While Milton’s poem opens after the fall of Lucifer and his army of rebellious angels, Talmadge starts at the beginning of the creation myth; presented with dazzling effects by the third listed co-creator of the show, J-Walt Adamczyk. A filmmaker, virtual reality and graphic artist, Academy Award winner Adamczyk has devised a stunning visual environment that encases the show, and so it is completely understandable that we find him in the role of God as well.
Jones (Welsh) Talmadge is engaging and powerful as Satan who brings Sin (Laura Covelli) and Death (James Bane) into the world. Leslie Charles Roy Jr. conveys the wide-eyed wonder of Adam, while Alina Bolshakova is as entrancing to watch in this staging as Eve as she was in the Crown Theatre’s production of Nosferatu: Symphony In Terror.

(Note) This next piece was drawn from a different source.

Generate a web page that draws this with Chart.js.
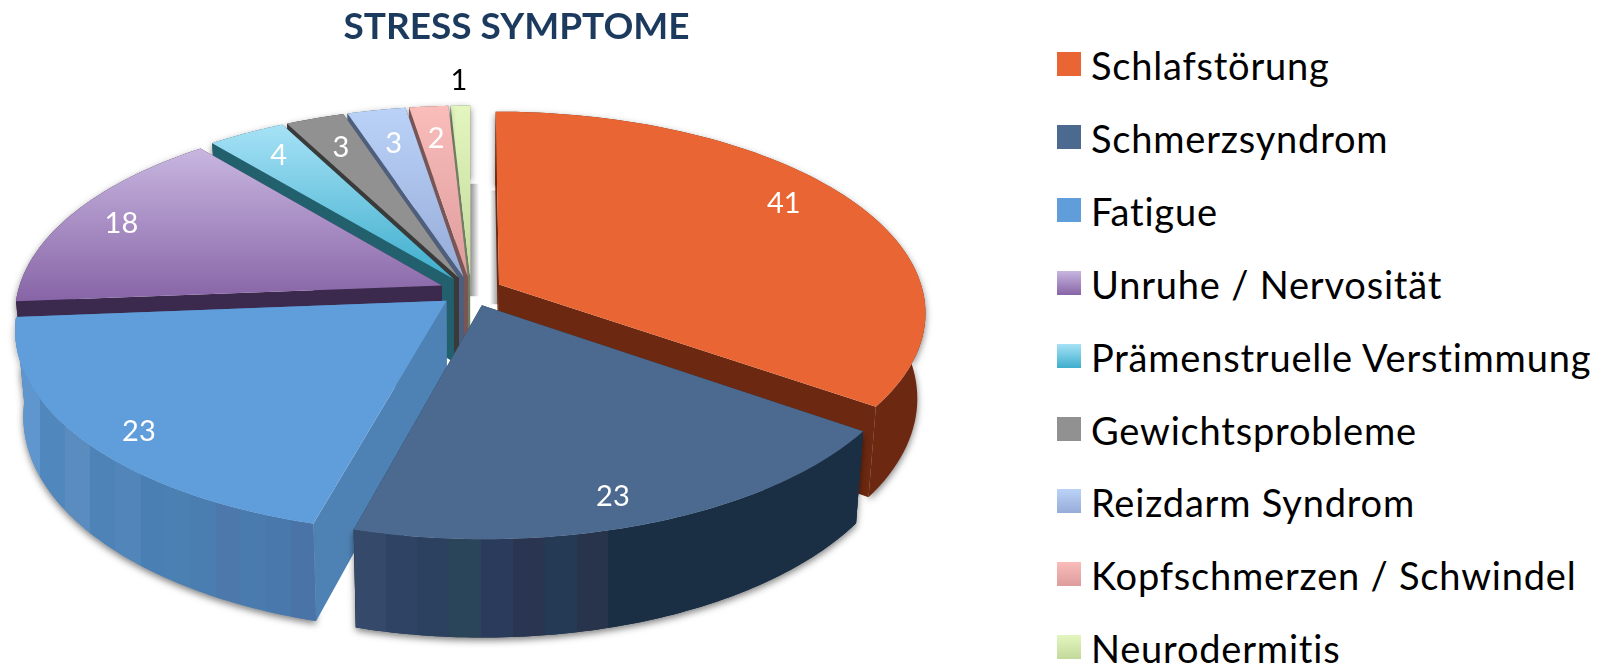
<!DOCTYPE html>
<html lang="de">
<head>
<meta charset="utf-8">
<title>Stress Symptome</title>
<script src="https://cdn.jsdelivr.net/npm/chart.js@4"></script>
<style>
    html, body { margin: 0; padding: 0; background: #fff; }
    #wrap { position: relative; width: 1618px; height: 666px; overflow: hidden; }
    #pie { position: absolute; left: 0; top: 0; }
    .legend-row { position: absolute; left: 1057px; height: 24px; white-space: nowrap; }
    .legend-box { position: absolute; left: 0; top: 0; width: 24px; height: 24px; }
    .legend-text {
        position: absolute; left: 34px; top: -11px; line-height: 48px;
        font-family: Lato, sans-serif; font-size: 38px; letter-spacing: 0.8px; color: #000;
    }
</style>
</head>
<body>
<div id="wrap">
    <canvas id="pie" width="1033" height="666"></canvas>
</div>
<script>
const categories = ['Schlafstörung', 'Schmerzsyndrom', 'Fatigue', 'Unruhe / Nervosität', 'Prämenstruelle Verstimmung', 'Gewichtsprobleme', 'Reizdarm Syndrom', 'Kopfschmerzen / Schwindel', 'Neurodermitis'];
const values = [41, 23, 23, 18, 4, 3, 3, 2, 1];

// top face colours (gradient from back to front)
const topColors = [
    ['#E96634', '#E96634'], ['#4C6A90', '#4C6A90'], ['#5F9DDB', '#5F9DDB'],
    ['#C8B6E0', '#8764A6'], ['#A6E2F6', '#3EAECD'], ['#919191', '#919191'],
    ['#BBD2F8', '#96ACD8'], ['#FABDBA', '#DC9C9C'], ['#E3F6BF', '#C3D99A']
];
const wallColors = ['#6C2810', '#1A2E44', '#4F82B4', '#3C2A4E', '#22606E', '#3A3A3A', '#4D5F7D', '#7A5555', '#6F8060'];
const fatigueBands = ['#5F96CE', '#5087BC', '#5A8CC0', '#4E83B8', '#5286BA', '#4A7FB3', '#4B80B3', '#4A7DB0', '#4C78AB', '#4A7BAE', '#4878AC', '#4A74A8'];
const schmerzBands = ['#35496A', '#2F4464', '#2C4060', '#2A4459', '#2B3B5C', '#2A3552', '#253A55', '#27344C', '#1A2E44', '#1A2E44', '#1A2E44', '#1A2E44', '#1A2E44', '#1A2E44', '#1A2E44', '#1A2E44'];
const labelColors = ['#fff', '#fff', '#fff', '#fff', '#fff', '#fff', '#fff', '#fff', '#000'];
const labelRadius = [0.84, 0.88, 0.89, 0.86, 0.83, 0.80, 0.78, 0.79, 1.17];
const labelTurn = [0.47, 0.53, 0.46, 0.49, 0.5, 0.5, 0.5, 0.5, 0.5]; // where across the slice the label sits
const drawOrder = [8, 7, 6, 5, 4, 3, 0, 2, 1]; // back to front

// perspective of the tilted pie
const RX = 424, RY = 198, TILT = 0.136, DEPTH = 84, BOTTOM_SHRINK = 0.018, SHIFT_X = -45.5;

function project(pie, u, v, drop) {
    const w = 1 / (1 - TILT * v);
    const shrink = 1 - BOTTOM_SHRINK * drop / DEPTH;
    return [pie.x + SHIFT_X + u * RX * w * shrink, pie.y + v * RY * w + drop * w];
}

function tracePoly(ctx, pts) {
    ctx.beginPath();
    pts.forEach((p, i) => i ? ctx.lineTo(p[0], p[1]) : ctx.moveTo(p[0], p[1]));
    ctx.closePath();
}

function bandGradient(ctx, x0, x1, bands) {
    const g = ctx.createLinearGradient(x0, 0, x1, 0);
    bands.forEach((c, i) => {
        g.addColorStop(i / bands.length, c);
        g.addColorStop((i + 1) / bands.length, c);
    });
    return g;
}

// geometry of one slice, angles and radius come from the chart's arc element
function sliceGeometry(arc) {
    const pie = arc.getProps(['x', 'y', 'startAngle', 'endAngle', 'outerRadius'], true);
    const mid = (pie.startAngle + pie.endAngle) / 2;
    const off = arc.options.offset / pie.outerRadius;
    const ou = Math.cos(mid) * off, ov = Math.sin(mid) * off;
    const arcPts = [];
    for (let i = 0; i <= 80; i++) {
        const a = pie.startAngle + (pie.endAngle - pie.startAngle) * i / 80;
        arcPts.push([ou + Math.cos(a), ov + Math.sin(a)]);
    }
    return { pie, mid, off, ou, ov, arcPts };
}

const tiltedPie = {
    id: 'tiltedPie',
    beforeDatasetsDraw(chart) {
        const ctx = chart.ctx;
        const arcs = chart.getDatasetMeta(0).data;
        const geo = arcs.map(sliceGeometry);
        ctx.save();

        // grey cast shadows in the gap behind the first and last slice
        [[8, 'endAngle', 1], [0, 'startAngle', -1]].forEach(([i, key, dir]) => {
            const s = geo[i];
            const a = s.pie[key];
            const inner = project(s.pie, s.ou, s.ov, 20);
            const outer = project(s.pie, s.ou + Math.cos(a) * 0.62, s.ov + Math.sin(a) * 0.62, 20);
            const g = ctx.createLinearGradient(inner[0], 0, inner[0] + dir * 9, 0);
            g.addColorStop(0, '#8f8f8f');
            g.addColorStop(1, '#ffffff');
            ctx.fillStyle = g;
            tracePoly(ctx, [inner, outer, [outer[0] + dir * 9, outer[1]], [inner[0] + dir * 9, inner[1]]]);
            ctx.fill();
        });

        drawOrder.forEach(i => {
            const s = geo[i];
            const top = s.arcPts.map(p => project(s.pie, p[0], p[1], 0));
            const low = s.arcPts.map(p => project(s.pie, p[0], p[1], DEPTH));
            const apexTop = project(s.pie, s.ou, s.ov, 0);
            const apexLow = project(s.pie, s.ou, s.ov, DEPTH);
            const rim = top.concat(low.slice().reverse());
            const xs = rim.map(p => p[0]);
            const x0 = Math.min(...xs), x1 = Math.max(...xs);

            // rim with soft drop shadow
            ctx.save();
            ctx.shadowColor = 'rgba(0,0,0,0.5)';
            ctx.shadowBlur = 7;
            ctx.shadowOffsetY = 3;
            ctx.fillStyle = wallColors[i];
            tracePoly(ctx, rim);
            ctx.fill();
            ctx.restore();

            // straight side walls
            ctx.fillStyle = wallColors[i];
            [top[0], top[top.length - 1]].forEach((p, k) => {
                const q = k ? low[low.length - 1] : low[0];
                tracePoly(ctx, [apexTop, p, q, apexLow]);
                ctx.fill();
            });

            // banded outside wall
            if (i === 1 || i === 2) {
                ctx.fillStyle = bandGradient(ctx, x0, x1, i === 1 ? schmerzBands : fatigueBands);
                tracePoly(ctx, rim);
                ctx.fill();
            }

            // top face
            const outline = [apexTop].concat(top);
            const ys = outline.map(p => p[1]);
            const g = ctx.createLinearGradient(0, Math.min(...ys), 0, Math.max(...ys));
            g.addColorStop(0, topColors[i][0]);
            g.addColorStop(1, topColors[i][1]);
            ctx.fillStyle = g;
            tracePoly(ctx, outline);
            ctx.fill();
        });

        // value labels
        ctx.font = '29px Lato, sans-serif';
        ctx.textAlign = 'center';
        ctx.textBaseline = 'middle';
        geo.forEach((s, i) => {
            const r = labelRadius[i];
            const a = s.pie.startAngle + (s.pie.endAngle - s.pie.startAngle) * labelTurn[i];
            const p = project(s.pie, s.ou + Math.cos(a) * r, s.ov + Math.sin(a) * r, 0);
            ctx.fillStyle = labelColors[i];
            ctx.fillText(String(values[i]), p[0], p[1]);
        });
        ctx.restore();
        return false; // slices are painted above, skip the flat pie
    }
};

new Chart(document.getElementById('pie').getContext('2d'), {
    type: 'pie',
    data: {
        labels: categories,
        datasets: [{
            data: values,
            backgroundColor: topColors.map(c => c[0]),
            offset: 17,
            borderWidth: 0
        }]
    },
    plugins: [tiltedPie],
    options: {
        responsive: false,
        animation: false,
        layout: { padding: { left: 0, right: 0, top: 0, bottom: 139 } },
        plugins: {
            legend: { display: false },
            tooltip: { enabled: false },
            title: {
                display: true,
                text: 'STRESS SYMPTOME',
                color: '#1B3A5E',
                font: { family: 'Lato, sans-serif', size: 37, weight: 'bold' },
                padding: { top: 5, bottom: 6 }
            }
        }
    }
});

// legend on the right, same order as the slices
const wrap = document.getElementById('wrap');
categories.forEach((name, i) => {
    const row = document.createElement('div');
    row.className = 'legend-row';
    row.style.top = (52 + i * 72.9) + 'px';
    const box = document.createElement('div');
    box.className = 'legend-box';
    box.style.background = 'linear-gradient(' + topColors[i][0] + ',' + topColors[i][1] + ')';
    const text = document.createElement('div');
    text.className = 'legend-text';
    text.textContent = name;
    row.appendChild(box);
    row.appendChild(text);
    wrap.appendChild(row);
});
</script>
</body>
</html>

Milton’s poem takes a “subordinationist” view towards the “Son of God,” a doctrine that would be the cause of much bloodletting in the Christian world; which sees the Son as separate and secondary to God, with Milton’s God’s describing him as “My word, my wisdom, and effectual might.”
Zachary Reeve Davidson (who’s also credited in the program as Producer/NMA Media Director) has some moving moments as Son of God, as does Elisa Rosin (credited in the program as Composer) in the role of Gabriel.
Falling back on the mythology of Abraham, wherein the angels have no gender, the casting of NMA’s production would probably not result in much censure from Milton, however, the introduction of Marguerite French in the role of “Mother God,” (despite her excellent work and its political correctness) would have had the old boy, wildly, swinging his cane in hopes of hitting any target.
Paradise Lost: Reclaiming Destiny is as moving and satisfying an evening at the theatre as one could hope to experience. Having said that, I feel it is required to mention those talents not found performing: Niki Armato – Technical Director/Sound Designer, John E.D. Bass – Lighting Designer, Ashphord Jacoway – Costume Designer, Alysia Michelle James and Bernie Sirelson – Composers, Hannah Beavers – Video Installation Artist, and my personal favorite – Pamela Donohoo – Aerial Consultant.
At the center of Milton’s work is the concept of “The Fortunate Fall”; the philosophy that all that resulted from the fall of man – the redemption and salvation achieved through Christ – is a greater blessing than would have been his had man remained in a state of innocence within the garden.
In Book Twelve of Milton’s poem – before Michael expels them from the garden – Adam is shown the future that his sin will bring about as well as the coming of mankind’s “savior.”
Here again, the NMA production seems to diverge from their source material. In the final vision shown on the stage of Paradise Lost: Reclaiming Destiny, one finds little hope presented; what there is, is the image of Adam and Eve facing the future together. Perhaps this is NMA’s idea of Paradise Regained.
What is not disputable at the end of the evening however, is that The Not Man Apart Physical Theatre Ensemble is one of the more exciting companies gracing the stages of L.A. and one whose efforts should not be missed.